Roy Moore, le 31 octobre à Washington. | Jonathan Ernst / REUTERS

Dans ce bastion conservateur qu’est l’Alabama, l’élection sénatoriale du 12 décembre ne devait être qu’une formalité pour Roy Moore. Après l’avoir emporté en septembre lors des primaires républicaines, l’ancien attorney général de cet Etat sudiste pouvait déjà s’imaginer siégeant au Congrès à la place laissée vacante par Jeff Sessions, devenu ministre de la justice.

C’était compter sans le Washington Post, qui a publié le 10 novembre une enquête fouillée faisant état des relations à caractère sexuel entretenues dans le passé par l’ancien juge avec quatre jeunes filles mineures. Interrogé le même jour sur la chaîne Fox News par l’animateur Sean Hannity, le candidat a dénoncé une « chasse aux sorcières » à caractère politique.

Roy Moore n’a offert en fait que de vagues dénégations. Il n’a d’ailleurs pas nié avoir courtisé des jeunes filles alors qu’il était trentenaire et pas encore marié. Une posture qui a incité des sénateurs à lui retirer leur soutien, alors que d’autres lui accordaient encore le bénéfice du doute. « La présomption d’innocence vaut pour les affaires criminelles, pas pour les élections », a assuré avec sévérité l’ancien candidat républicain à la présidentielle Mitt Romney, qui s’est dit convaincu par les témoignages du Washington Post.

Fractures internes

Le récit d’une cinquième femme, qui a raconté à son tour, lundi 13 novembre, un harcèlement subi alors qu’elle n’était âgée que de 16 ans, a précipité de nouvelles prises de distance et la publication d’autres témoignages dans la presse locale. Un peu plus tôt, le chef de la majorité sénatoriale, Mitch McConnell (Kentucky), avait invité le candidat à se retirer. Sans résultat, puisque ce dernier a vivement répliqué sur son compte Twitter en assurant que M. McConnell devrait démissionner pour avoir « trompé les conservateurs ».

Cette affaire ravive en effet les fractures internes républicaines. Roy Moore l’avait emporté en septembre lors des primaires contre le candidat soutenu par l’establishment du Grand Old Party (GOP), Luther Strange, avec le soutien de Stephen Bannon, ancien conseiller stratégique du président Donald Trump à la Maison Blanche. Ce dernier est entré dans une guerre ouverte contre les républicains suspectés de tiédeur vis-à-vis du programme du président.

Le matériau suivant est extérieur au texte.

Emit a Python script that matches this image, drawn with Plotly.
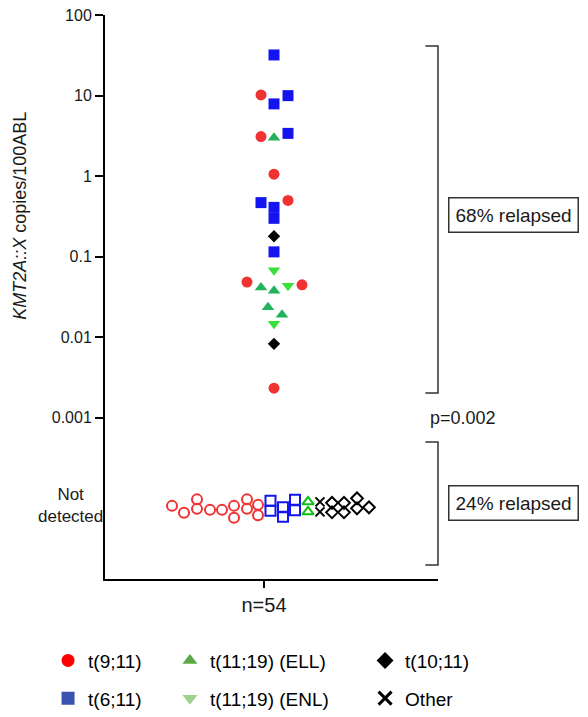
import plotly.graph_objects as go

# detected transcript levels, KMT2A::X copies/100ABL
t9_11 = [10.2, 3.1, 1.06, 0.50, 0.0485, 0.0449, 0.00234]
t6_11 = [32, 10, 7.9, 3.4, 0.47, 0.41, 0.30, 0.115]
t11_19_ell = [3.0, 0.0416, 0.0378, 0.0237, 0.019]
t11_19_enl = [0.068, 0.0436, 0.0147]
t10_11 = [0.18, 0.0083]

# swarm offsets (px) for detected points
t9_11_dx = [-3, -3, 10, 24, -17, 38, 10]
t6_11_dx = [10, 24, 10, 24, -3, 10, 10, 10]
ell_dx = [10, -3, 10, 4, 18]
enl_dx = [10, 24, 10]
t10_11_dx = [10, 10]

# not detected cases: swarm offsets (px) in x and y around the "Not detected" row
nd_t9_11_dx = [-92, -80, -67, -67, -54, -42, -30, -30, -17, -17, -6, -6]
nd_t9_11_dy = [-2, 5, -8.5, 1, 2, 2, -2, 10, -8.5, 1, -3, 7.5]
nd_t6_11_dx = [6.5, 6.5, 19, 19, 31, 31]
nd_t6_11_dy = [-7, 3, -0.5, 9, -8, 2.5]
nd_ell_dx = [44, 44]
nd_ell_dy = [-6, 4]
nd_other_dx = [56, 56]
nd_other_dy = [-6, 4]
nd_t10_11_dx = [68, 68, 80, 80, 93, 93, 105]
nd_t10_11_dy = [-5, 4.5, -5, 4.5, -9.5, 0.5, -0.5]

ND_LOG = -4.117
PX_PER_DEC = 564 / 7


def nd_y(dy):
    return [10 ** (ND_LOG - d / PX_PER_DEC) for d in dy]


FONT = "Liberation Sans, Arial, sans-serif"
RED = "#f03232"
BLUE = "#1414ee"
ELL = "#22b25a"
ENL = "#38e038"

fig = go.Figure()


def pts(dx, y, symbol, color, size, lw=0):
    fig.add_trace(go.Scatter(
        x=dx, y=y, mode="markers", showlegend=False, hoverinfo="y",
        marker=dict(symbol=symbol, color=color, size=size,
                    line=dict(width=lw, color=color))))


pts(t9_11_dx, t9_11, "circle", RED, 11)
pts(t6_11_dx, t6_11, "square", BLUE, 11)
pts(ell_dx, t11_19_ell, "triangle-up", ELL, 11)
pts(enl_dx, t11_19_enl, "triangle-down", ENL, 11)
pts(t10_11_dx, t10_11, "diamond", "black", 9.5)

pts(nd_t9_11_dx, nd_y(nd_t9_11_dy), "circle-open", RED, 10, 2)
pts(nd_t6_11_dx, nd_y(nd_t6_11_dy), "square-open", BLUE, 10, 2)
pts(nd_ell_dx, nd_y(nd_ell_dy), "triangle-up-open", "#10c010", 10, 2)
pts(nd_other_dx, nd_y(nd_other_dy), "x-thin", "black", 9, 2)
pts(nd_t10_11_dx, nd_y(nd_t10_11_dy), "diamond-open", "black", 9, 2)

# legend entries
legend_items = [
    ("t(9;11)", "circle", "#ff0000", "legend"),
    ("t(6;11)", "square", "#3853b0", "legend"),
    ("t(11;19) (ELL)", "triangle-up", "#5aa846", "legend2"),
    ("t(11;19) (ENL)", "triangle-down", "#9fcf8c", "legend2"),
    ("t(10;11)", "diamond", "black", "legend3"),
    ("Other", "x-thin", "black", "legend3"),
]
for name, sym, col, leg in legend_items:
    fig.add_trace(go.Scatter(
        x=[None], y=[None], mode="markers", name=name, legend=leg,
        legendgroup=name,
        marker=dict(symbol=sym, color=col, size=13,
                    line=dict(width=3 if sym == "x-thin" else 0, color=col))))

leg_style = dict(font=dict(family=FONT, size=19, color="black"),
                 bgcolor="rgba(0,0,0,0)", yanchor="top", y=-0.111,
                 xanchor="left", tracegroupgap=10, itemwidth=30)
fig.update_layout(
    legend=dict(x=-0.171, **leg_style),
    legend2=dict(x=0.195, **leg_style),
    legend3=dict(x=0.781, **leg_style),
)

fig.update_xaxes(range=[-159, 174], showline=True, linecolor="black", linewidth=2,
                 ticks="outside", tickvals=[0], ticktext=["n=54"], ticklen=7,
                 tickwidth=1.5, tickcolor="black", showgrid=False, zeroline=False,
                 tickfont=dict(family=FONT, size=20, color="#1a1a1a"))
fig.update_yaxes(type="log", range=[-5, 2.001], showline=True, linecolor="black",
                 linewidth=2, ticks="outside", ticklen=8, tickwidth=1.5,
                 tickcolor="black",
                 tickvals=[100, 10, 1, 0.1, 0.01, 0.001],
                 ticktext=["100", "10", "1", "0.1", "0.01", "0.001"],
                 showgrid=False, zeroline=False,
                 tickfont=dict(family=FONT, size=16, color="#1a1a1a"))

# brackets
for top, bot in [(0.945, 0.330), (0.243, 0.025)]:
    fig.add_shape(type="path", xref="paper", yref="paper",
                  path=f"M 0.962 {top} L 1.0 {top} L 1.0 {bot} L 0.962 {bot}",
                  line=dict(color="#333333", width=1.5))


def note(text, x, y, **kw):
    fig.add_annotation(text=text, xref="paper", yref="paper", x=x, y=y,
                       xanchor="center", yanchor="middle", showarrow=False, **kw)


note("<i>KMT2A::X</i> copies/100ABL", -0.255, 0.644, textangle=-90,
     font=dict(family=FONT, size=18, color="#1a1a1a"))
note("Not<br>detected", -0.105, 0.131,
     font=dict(family=FONT, size=17, color="#1a1a1a"))
note("p=0.002", 1.075, 0.2855, font=dict(family=FONT, size=18, color="#1a1a1a"))
for txt, yy in [("68% relapsed", 0.645), ("24% relapsed", 0.134)]:
    note(txt, 1.227, yy, font=dict(family=FONT, size=19, color="#1a1a1a"),
         bordercolor="#333333", borderwidth=1.5, borderpad=6, bgcolor="white")

fig.update_layout(
    width=588, height=717,
    margin=dict(l=105, r=150, t=15, b=138, autoexpand=False),
    plot_bgcolor="white", paper_bgcolor="white",
    font=dict(family=FONT),
)

# drop the default page margin so the figure fills the window exactly
fig.write_html("out.html", config={"displayModeBar": False},
               post_script="document.body.style.margin='0';")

Stephen Bannon n’a pas caché que la victoire annoncée de Roy Moore serait la première étape d’une conquête interne du GOP. Au fur et à mesure que les élus républicains du Sénat ont pris leurs distances, l’aile droite républicaine s’est en revanche rassemblée derrière le candidat controversé, qu’il s’agisse du polémiste Rush Limbaugh, de Breitbart News, le site d’information que dirige Stephen Bannon, ou de Sean Hannity.

Beverly Young Nelson (à gauche), l’une des femmes accusant Roy Moore d’agression sexuelle, le 13 novembre à New York. / Richard Drew / AP

Chrétien fondamentaliste revendiqué, le candidat au siège de sénateur était déjà une personnalité très controversée avant les révélations du quotidien de la capitale fédérale. Défenseur de la théorie selon laquelle Barack Obama n’est pas un citoyen américain, il a jugé possible pendant la campagne des primaires que les attentats du 11-Septembre soient un châtiment divin.

Roy Moore a dû renoncer à deux reprises à ses fonctions de président de la Cour suprême de l’Alabama à la suite de conflits avec sa hiérarchie. En 2003, il a été limogé pour avoir refusé de retirer une stèle monumentale représentant les Dix Commandements, qu’il avait fait installer dans le bâtiment où il siégeait. Un choix considéré comme incompatible avec le premier amendement de la Constitution américaine, garantissant la liberté d’expression. Douze ans plus tard, après avoir été réélu dans les mêmes fonctions, Roy Moore a été poussé dehors pour avoir refusé d’appliquer la décision de la Cour suprême des Etats-Unis légalisant le mariage homosexuel.

Alors que la pression ne cesse de s’accroître sur Roy Moore, le Parti républicain, qui ne dispose que de deux voix de majorité au Sénat, est par ailleurs dans l’incapacité de nommer un candidat alternatif en cas de retrait. Les électeurs conservateurs pourraient en revanche ajouter manuellement un autre nom aux bulletins de vote.